Manopt.LanczosStateType
LanczosState{P,T,SC,B,I,R,TM,V,Y} <: AbstractManoptSolverState

Solve the adaptive regularized subproblem with a Lanczos iteration

Fields

  • p the current iterate
  • stop – the stopping criterion
  • σ – the current regularization parameter
  • X the current gradient
  • Lanczos_vectors – the obtained Lanczos vectors
  • tridig_matrix the tridigonal coefficient matrix T
  • coefficients the coefficients y_1,...y_k` that deteermine the solution
  • Hp – a temporary vector containing the evaluation of the Hessian
  • Hp_residual – a temporary vector containing the residual to the Hessian
  • S – the current obtained / approximated solution
source

(Conjugate) Gradient Descent

There are two generic functors, that implement the sub problem

Manopt.AdaptiveRegularizationCubicCostType
AdaptiveRegularizationCubicCost

We define the model $m(X)$ in the tangent space of the current iterate $p=p_k$ as

\[ m(X) = f(p) + <X, \operatorname{grad}f(p)> + \frac{1}{2} <X, \operatorname{Hess} f(p)[X]> + \frac{σ}{3} \lVert X \rVert^3\]

Fields

Constructors

AdaptiveRegularizationCubicCost(mho, σ, X)
AdaptiveRegularizationCubicCost(M, mho, σ; p=rand(M), X=get_gradient(M, mho, p))
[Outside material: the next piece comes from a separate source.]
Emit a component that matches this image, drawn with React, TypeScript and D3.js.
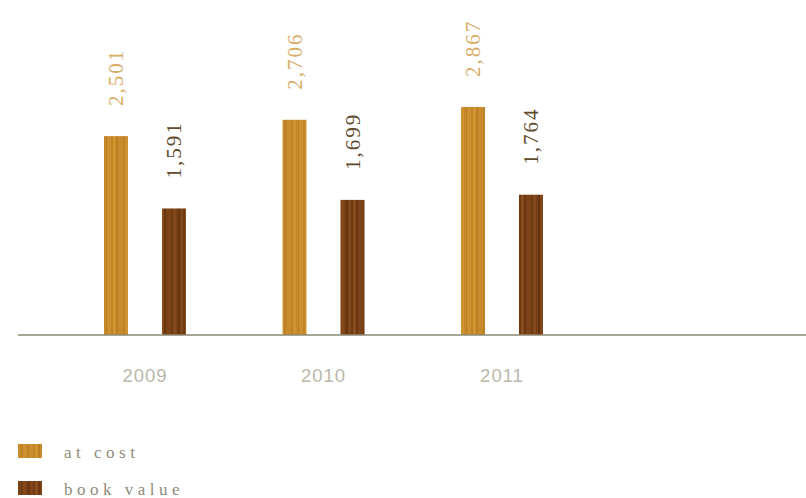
import React from "react";
import * as d3 from "d3";

const years = ["2009", "2010", "2011"];
const atCost = [2501, 2706, 2867];
const bookValue = [1591, 1699, 1764];
const seriesNames = ["at cost", "book value"];

const W = 806;
const H = 498;
const baseY = 335;

const grainCost = [
  ["#c98a2b", 0, 3], ["#c08226", 3, 2], ["#cf9231", 5, 3], ["#c6882a", 8, 2],
  ["#b87c22", 10, 1], ["#cc8f2f", 11, 4], ["#c28427", 15, 2], ["#d1952f", 17, 3],
  ["#bb7e24", 20, 2], ["#c98c2c", 22, 2],
];
const grainBook = [
  ["#7a4216", 0, 3], ["#6e3a12", 3, 2], ["#84481a", 5, 3], ["#763f16", 8, 2],
  ["#663410", 10, 2], ["#80461a", 12, 3], ["#703b13", 15, 2], ["#874b1c", 17, 3],
  ["#6a3611", 20, 2], ["#7a4418", 22, 2],
];

export default function App() {
  const x = d3.scaleBand().domain(years).range([55.75, 591.25]).padding(0);
  const inner = d3.scalePoint().domain(seriesNames).range([-29, 29]);
  const y = d3.scaleLinear().domain([0, 4200]).range([baseY, 1]);
  const barW = 24;

  const series = [
    { name: "at cost", values: atCost, fill: "url(#woodCost)", label: "#d8ac66" },
    { name: "book value", values: bookValue, fill: "url(#woodBook)", label: "#5e4a2c" },
  ];
  const fmt = d3.format(",");

  return (
    <svg
      width={W}
      height={H}
      style={{ position: "absolute", left: 0, top: 0, background: "#fff" }}
    >
      <defs>
        <pattern id="woodCost" patternUnits="userSpaceOnUse" width={24} height={400}>
          {grainCost.map(([c, px, w], i) => (
            <rect key={i} x={px as number} y={0} width={w as number} height={400} fill={c as string} />
          ))}
        </pattern>
        <pattern id="woodBook" patternUnits="userSpaceOnUse" width={24} height={400}>
          {grainBook.map(([c, px, w], i) => (
            <rect key={i} x={px as number} y={0} width={w as number} height={400} fill={c as string} />
          ))}
        </pattern>
      </defs>

      {series.map((s) =>
        years.map((yr, i) => {
          const cx = (x(yr) as number) + x.bandwidth() / 2 + (inner(s.name) as number);
          const top = y(s.values[i]);
          return (
            <g key={s.name + yr}>
              <rect
                x={cx - barW / 2}
                y={top}
                width={barW}
                height={baseY - top}
                fill={s.fill}
              />
              <text
                transform={`translate(${cx},${top - 30}) rotate(-90)`}
                dy="0.35em"
                fontFamily="'Liberation Serif', serif"
                fontSize={21}
                letterSpacing={2}
                fill={s.label}
              >
                {fmt(s.values[i])}
              </text>
            </g>
          );
        })
      )}

      <line x1={18} x2={806} y1={baseY} y2={baseY} stroke="#8c8873" strokeWidth={1.5} />

      {years.map((yr) => (
        <text
          key={yr}
          x={(x(yr) as number) + x.bandwidth() / 2}
          y={382}
          textAnchor="middle"
          fontFamily="'Liberation Sans', Arial, sans-serif"
          fontSize={18.5}
          letterSpacing={1}
          fill="#bab8a9"
        >
          {yr}
        </text>
      ))}

      {series.map((s, i) => (
        <g key={s.name} transform={`translate(18,${444 + i * 37})`}>
          <rect x={0} y={0} width={24} height={14} fill={s.fill} />
          <text
            x={46}
            y={14}
            fontFamily="'Liberation Serif', serif"
            fontSize={17}
            letterSpacing={4.5}
            fill="#8f8c79"
          >
            {s.name}
          </text>
        </g>
      ))}
    </svg>
  );
}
Initialize the cubic cost to the objective mho, regularization parameter σ, and (temporary) gradient X.

Note

For this gradient function to work, we require the TangentSpaceAtPoint from Manifolds.jl

source
Manopt.AdaptiveRegularizationCubicGradType
AdaptiveRegularizationCubicGrad

We define the model $m(X)$ in the tangent space of the current iterate $p=p_k$ as

\[ m(X) = f(p) + <X, \operatorname{grad}f(p)> + \frac{1}{2} <X, \operatorname{Hess} f(p)[X]> + \frac{σ}{3} \lVert X \rVert^3\]

This struct represents its gradient, given by

\[ \operatorname{grad} m(X) = \operatorname{grad}f(p) + \operatorname{Hess} f(p)[X] + σ \lVert X \rVert X\]

Fields

Constructors

AdaptiveRegularizationCubicGrad(mho, σ, X)
AdaptiveRegularizationCubicGrad(M, mho, σ; p=rand(M), X=get_gradient(M, mho, p))
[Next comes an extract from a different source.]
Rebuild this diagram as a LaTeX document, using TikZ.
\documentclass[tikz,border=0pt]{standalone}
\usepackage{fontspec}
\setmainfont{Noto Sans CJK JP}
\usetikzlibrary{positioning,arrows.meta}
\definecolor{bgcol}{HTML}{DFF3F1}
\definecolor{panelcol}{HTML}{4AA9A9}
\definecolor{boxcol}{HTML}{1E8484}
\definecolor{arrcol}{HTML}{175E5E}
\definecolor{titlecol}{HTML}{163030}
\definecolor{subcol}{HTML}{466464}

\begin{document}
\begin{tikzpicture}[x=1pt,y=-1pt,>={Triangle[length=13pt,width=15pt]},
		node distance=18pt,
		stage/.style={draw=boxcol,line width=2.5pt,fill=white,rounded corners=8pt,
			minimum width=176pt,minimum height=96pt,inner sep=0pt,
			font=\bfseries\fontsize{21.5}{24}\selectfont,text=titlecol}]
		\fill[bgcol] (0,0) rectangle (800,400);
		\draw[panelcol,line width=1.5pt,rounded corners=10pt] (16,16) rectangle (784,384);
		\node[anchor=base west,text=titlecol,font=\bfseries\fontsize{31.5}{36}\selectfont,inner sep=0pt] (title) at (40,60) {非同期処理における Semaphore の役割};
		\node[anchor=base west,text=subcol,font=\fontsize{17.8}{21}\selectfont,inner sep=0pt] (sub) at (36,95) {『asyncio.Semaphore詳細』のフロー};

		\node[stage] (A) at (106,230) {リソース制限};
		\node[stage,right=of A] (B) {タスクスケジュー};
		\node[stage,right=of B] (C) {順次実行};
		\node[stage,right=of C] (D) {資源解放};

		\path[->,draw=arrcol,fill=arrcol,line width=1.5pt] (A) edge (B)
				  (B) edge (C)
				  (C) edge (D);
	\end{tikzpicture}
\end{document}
Initialize the cubic cost to the original objective mho, regularization parameter σ, and (temporary) gradient X.

Note

from Manifolds.jl

  • The gradient functor provides both an allocating as well as an in-place variant.
source

Since the sub problem is given on the tangent space, you have to provide

g = AdaptiveRegularizationCubicCost(M, mho, σ)
grad_g = AdaptiveRegularizationCubicGrad(M, mho, σ)
sub_problem = DefaultProblem(TangentSpaceAt(M,p), ManifoldGradienObjective(g, grad_g))

where mho is the hessian objective of f to solve. Then use this for the sub_problem keyword and use your favourite gradient based solver for the sub_state keyword, for example a ConjugateGradientDescentState

Additional Stopping Criteria

Manopt.StopWhenAllLanczosVectorsUsedType
StopWhenAllLanczosVectorsUsed <: StoppingCriterion

When an inner iteration has used up all Lanczos vectors, then this stoping crtierion is a fallback / security stopping criterion in order to not access a non-existing field in the array allocated for vectors.

Note that this stopping criterion (for now) is only implemented for the case that an AdaptiveRegularizationState when using a LanczosState subsolver

Fields

  • maxLanczosVectors – maximal number of Lanczos vectors
  • reason – a String indicating the reason if the criterion indicated to stop

Constructor

StopWhenAllLanczosVectorsUsed(maxLancosVectors::Int)
source
Manopt.StopWhenFirstOrderProgressType
StopWhenFirstOrderProgress <: StoppingCriterion

A stopping criterion related to the Riemannian adaptive regularization with cubics (ARC) solver indicating that the model function at the current (outer) iterate, i.e.

\[ m(X) = f(p) + <X, \operatorname{grad}f(p)> + \frac{1}{2} <X, \operatorname{Hess} f(p)[X]> + \frac{σ}{3} \lVert X \rVert^3,\]

defined on the tangent space $T_{p}\mathcal M$ fulfills at the current iterate $X_k$ that

\[m(X_k) \leq m(0) \quad\text{ and }\quad \lVert \operatorname{grad} m(X_k) \rVert ≤ θ \lVert X_k \rVert^2\]

Fields

  • θ – the factor $θ$ in the second condition above
  • reason – a String indicating the reason if the criterion indicated to stop
source

Literature

[ABBC20]
N. Agarwal, N. Boumal, B. Bullins and C. Cartis. Adaptive regularization with cubics on manifolds. Mathematical Programming (2020).